Rylan Wiens

Personal information
- Full name: Rylan Mackenzie Wiens
- Born: January 2, 2002 (age 24) Calgary, Alberta, Canada
- Home town: Saskatoon, Saskatchewan, Canada
- Height: 172 cm (5 ft 8 in)
- Weight: 58 kg (128 lb)

Medal record
Men's diving
Representing Canada
Olympic Games
| Bronze medal – third place | 2024 Paris | 10 m synchro |
World Championships
| Bronze medal – third place | 2022 Budapest | 10 m synchro |
Diving World Cup
| Bronze medal – third place | 2021 Tokyo | 10 m platform |
Commonwealth Games
| Silver medal – second place | 2022 Birmingham | 10 m platform |
| Silver medal – second place | 2022 Birmingham | 10 m synchro |
Pan American Games
| Silver medal – second place | 2023 Santiago | 10 m synchro |

= Rylan Wiens =

Canadian diver

Rylan Mackenzie Wiens (born January 2, 2002) is a Canadian diver in the platform (10 metre) events. He represented Canada in the 2024 Olympic Games.

==Career==
Wiens' first major competition was at the 2018 Commonwealth Games, where he competed in the individual and synchro events.

At the 2021 FINA Diving World Cup, Wiens scored a 488.55 in the final, which won him the bronze medal. In July 2021, Wiens finished in second in the individual 10 m platform competition at the Canadian trials. This qualified him to compete in the individual 10 m event in Tokyo, where he placed 19th.

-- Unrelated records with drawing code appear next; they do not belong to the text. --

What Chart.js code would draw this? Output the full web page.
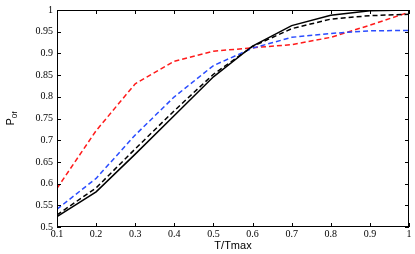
<!DOCTYPE html>
<html>
<head>
<meta charset="utf-8">
<script src="https://cdn.jsdelivr.net/npm/chart.js@4"></script>
<style>
  html, body { margin: 0; padding: 0; background: #fff; }
  #wrap { width: 415px; height: 254px; position: relative; }
</style>
</head>
<body>
<div id="wrap"><canvas id="chart"></canvas></div>
<script>
const xValues = [0.1, 0.2, 0.3, 0.4, 0.5, 0.6, 0.7, 0.8, 0.9, 1.0];
const blackSolid = [0.524, 0.581, 0.668, 0.757, 0.846, 0.917, 0.964, 0.988, 0.998, 1.0];
const blackDashed = [0.528, 0.59, 0.68, 0.768, 0.852, 0.916, 0.957, 0.979, 0.987, 0.99];
const blueDashed = [0.541, 0.612, 0.712, 0.8, 0.872, 0.912, 0.937, 0.946, 0.952, 0.953];
const redDashed = [0.589, 0.722, 0.83, 0.882, 0.905, 0.913, 0.92, 0.937, 0.965, 0.995];

const xTitle = "T/Tmax";
const yTitleMain = "P";
const yTitleSub = "0f";

function toPoints(values) {
  return values.map((y, i) => ({ x: xValues[i], y }));
}

function makeSeries(values, color, dash) {
  return {
    data: toPoints(values),
    borderColor: color,
    borderWidth: 1.5,
    borderDash: dash,
    pointRadius: 0,
    tension: 0,
    fill: false,
  };
}

// matlab style frame with inward ticks, plus axis titles
const framePlugin = {
  id: "frame",
  afterDatasetsDraw(chart) {
    const { ctx, chartArea: a, scales } = chart;
    ctx.save();
    ctx.strokeStyle = "#000";
    ctx.lineWidth = 1;
    ctx.strokeRect(a.left + 0.5, a.top + 0.5, a.right - a.left - 1, a.bottom - a.top - 1);
    const len = 4;
    ctx.beginPath();
    scales.x.ticks.forEach((t) => {
      const px = Math.round(scales.x.getPixelForValue(t.value)) + 0.5;
      ctx.moveTo(px, a.bottom);
      ctx.lineTo(px, a.bottom - len);
      ctx.moveTo(px, a.top);
      ctx.lineTo(px, a.top + len);
    });
    scales.y.ticks.forEach((t) => {
      const py = Math.round(scales.y.getPixelForValue(t.value)) + 0.5;
      ctx.moveTo(a.left, py);
      ctx.lineTo(a.left + len, py);
      ctx.moveTo(a.right, py);
      ctx.lineTo(a.right - len, py);
    });
    ctx.stroke();

    ctx.fillStyle = "#000";
    ctx.font = "11px 'Liberation Sans', Arial, sans-serif";
    ctx.textAlign = "center";
    ctx.textBaseline = "alphabetic";
    ctx.fillText(xTitle, (a.left + a.right) / 2, 249);

    ctx.translate(14, (a.top + a.bottom) / 2);
    ctx.rotate(-Math.PI / 2);
    ctx.textAlign = "left";
    const wMain = ctx.measureText(yTitleMain).width;
    ctx.font = "8px 'Liberation Sans', Arial, sans-serif";
    const wSub = ctx.measureText(yTitleSub).width;
    const start = -(wMain + wSub) / 2;
    ctx.font = "11px 'Liberation Sans', Arial, sans-serif";
    ctx.fillText(yTitleMain, start, 0);
    ctx.font = "8px 'Liberation Sans', Arial, sans-serif";
    ctx.fillText(yTitleSub, start + wMain, 3);
    ctx.restore();
  },
};

const tickFont = { family: "'Liberation Serif', 'Times New Roman', serif", size: 10 };

new Chart(document.getElementById("chart"), {
  type: "line",
  data: {
    datasets: [
      makeSeries(blackSolid, "#000000", []),
      makeSeries(blackDashed, "#000000", [5, 3]),
      makeSeries(blueDashed, "#2a4cff", [5, 3]),
      makeSeries(redDashed, "#ff1a1a", [5, 3]),
    ],
  },
  options: {
    responsive: true,
    maintainAspectRatio: false,
    animation: false,
    layout: { padding: { left: 0, right: 6, top: 9, bottom: 0 } },
    plugins: {
      legend: { display: false },
      tooltip: { enabled: false },
    },
    scales: {
      x: {
        type: "linear",
        min: 0.1,
        max: 1,
        grid: { display: false, drawTicks: false },
        border: { display: false },
        ticks: {
          stepSize: 0.1,
          color: "#000",
          font: tickFont,
          padding: 1,
          maxRotation: 0,
          callback: (v) => String(+v.toFixed(1)),
        },
        afterFit(scale) { scale.height = 27; },
      },
      y: {
        min: 0.5,
        max: 1,
        grid: { display: false, drawTicks: false },
        border: { display: false },
        ticks: {
          stepSize: 0.05,
          color: "#000",
          font: tickFont,
          padding: 4,
          callback: (v) => String(+v.toFixed(2)),
        },
        afterFit(scale) { scale.width = 57; },
      },
    },
  },
  plugins: [framePlugin],
});
</script>
</body>
</html>
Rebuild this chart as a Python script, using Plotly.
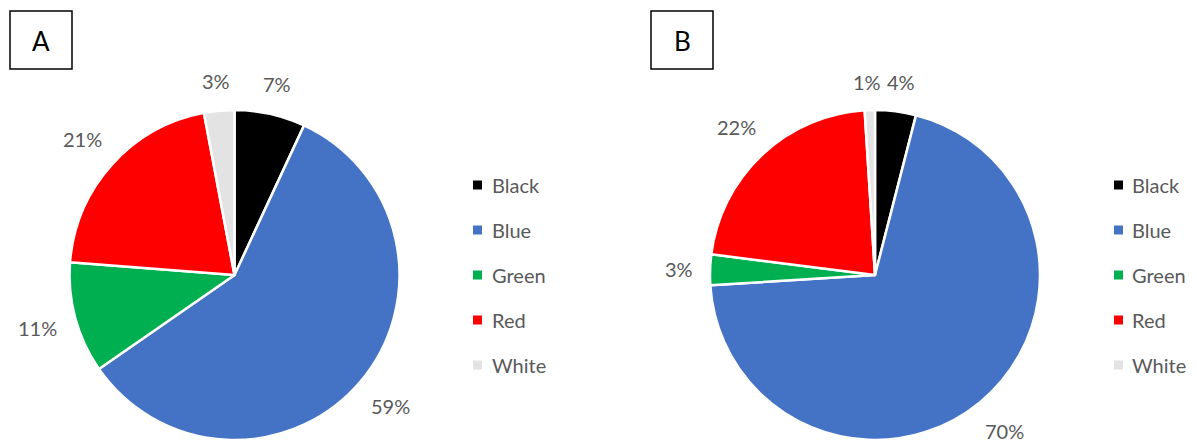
import math
import plotly.graph_objects as go

# Colour categories and their shares (percent) in the two samples
categories = ["Black", "Blue", "Green", "Red", "White"]
share_a = [7, 59, 11, 21, 3]
share_b = [4, 70, 3, 22, 1]
panel_labels = ["A", "B"]

colors = ["#000000", "#4472C4", "#00B050", "#FF0000", "#E3E3E3"]
W, H = 1197, 443
FONT = "Lato"
TXT = "#595959"
FS = 20


def px(x):
    return x / W


def py(y):
    return 1 - y / H


fig = go.Figure()

panels = [
    # (values, pie left/right px, legend square x px, legend text x px, box left px)
    (share_a, 69, 400, 477.5, 490, 10),
    (share_b, 710, 1040, 1118.5, 1130, 651),
]
pie_top, pie_bottom = 110, 440

for (vals, x0, x1, sq_x, tx_x, box_x), name in zip(panels, panel_labels):
    fig.add_trace(go.Pie(
        labels=categories,
        values=vals,
        sort=False,
        direction="clockwise",
        rotation=0,
        marker=dict(colors=colors, line=dict(color="white", width=2.5)),
        textinfo="none",
        domain=dict(x=[px(x0), px(x1)], y=[py(pie_bottom), py(pie_top)]),
        automargin=False,
        showlegend=False,
        hoverinfo="label+value",
        name=name,
    ))

    # percentage labels placed just outside each slice's mid-angle
    cx, cy = (x0 + x1) / 2, (pie_top + pie_bottom) / 2
    r = (x1 - x0) / 2
    total = sum(vals)
    cum = 0
    labels = []
    for v in vals:
        frac = (cum + v / 2) / total
        cum += v
        ang = 2 * math.pi * frac
        dx, dy = math.sin(ang), -math.cos(ang)
        txt = f"{v}%"
        w = 0.6 * FS * len(txt)
        dist = r + 19 + abs(dx) * w / 2 + abs(dy) * 9
        labels.append([cx + dx * dist, cy + dy * dist, w, txt])

    # push apart labels that would collide (first/last pair wraps around the top)
    n = len(labels)
    for i in range(n):
        a, b = labels[i], labels[(i + 1) % n]
        if abs(a[1] - b[1]) < 20:
            need = (a[2] + b[2]) / 2 + 10
            gap = abs(a[0] - b[0])
            if gap < need:
                shift = (need - gap) / 2
                left, right = (a, b) if a[0] <= b[0] else (b, a)
                left[0] -= shift
                right[0] += shift

    for lx, ly, _, txt in labels:
        fig.add_annotation(text=txt, xref="paper", yref="paper",
                           x=px(lx), y=py(ly),
                           xanchor="center", yanchor="middle", showarrow=False,
                           font=dict(family=FONT, size=FS, color=TXT))

    # legend drawn as squares and labels
    for i, (cat, col) in enumerate(zip(categories, colors)):
        yc = 185 + 45 * i
        fig.add_shape(type="rect", xref="paper", yref="paper",
                      x0=px(sq_x - 4.5), x1=px(sq_x + 4.5),
                      y0=py(yc + 4.5), y1=py(yc - 4.5),
                      fillcolor=col, line=dict(width=0))
        fig.add_annotation(text=cat, xref="paper", yref="paper",
                           x=px(tx_x), y=py(yc), xanchor="left", yanchor="middle",
                           showarrow=False,
                           font=dict(family=FONT, size=FS, color=TXT))

    # boxed panel letter
    fig.add_shape(type="rect", xref="paper", yref="paper",
                  x0=px(box_x), x1=px(box_x + 62), y0=py(69), y1=py(11),
                  line=dict(color="black", width=1.5), fillcolor="white")
    fig.add_annotation(text=name, xref="paper", yref="paper",
                       x=px(box_x + 31), y=py(41), xanchor="center", yanchor="middle",
                       showarrow=False,
                       font=dict(family=FONT, size=26, color="black"))

fig.update_layout(
    width=W, height=H,
    margin=dict(l=0, r=0, t=0, b=0),
    paper_bgcolor="white",
    plot_bgcolor="white",
)

fig.write_html("out.html")
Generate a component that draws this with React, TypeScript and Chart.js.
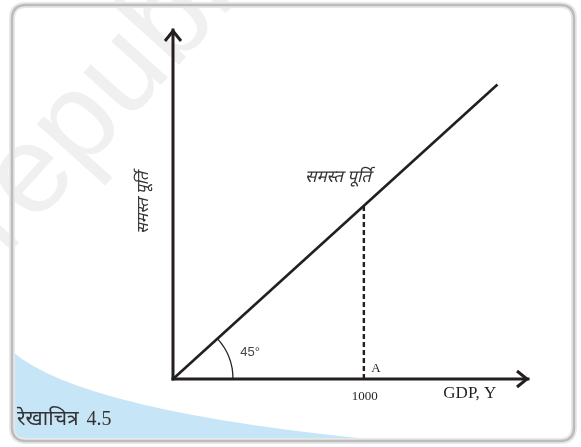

At the 2022 World Aquatics Championships in Budapest, Hungary, Wiens won the bronze medal in the synchronized 10 m platform event with partner Nathan Zsombor-Murray. He competed at the 2022 Commonwealth Games where he won silver medals in the men's 10 metre platform and men's synchronised 10 metre platform events. At the 2024 Summer Olympic Games, he earned a bronze medal in the men's 10 metre synchronised platform event with partner Nathan Zsombor-Murray.

==Personal==
Wiens currently resides and trains in Saskatoon, Saskatchewan.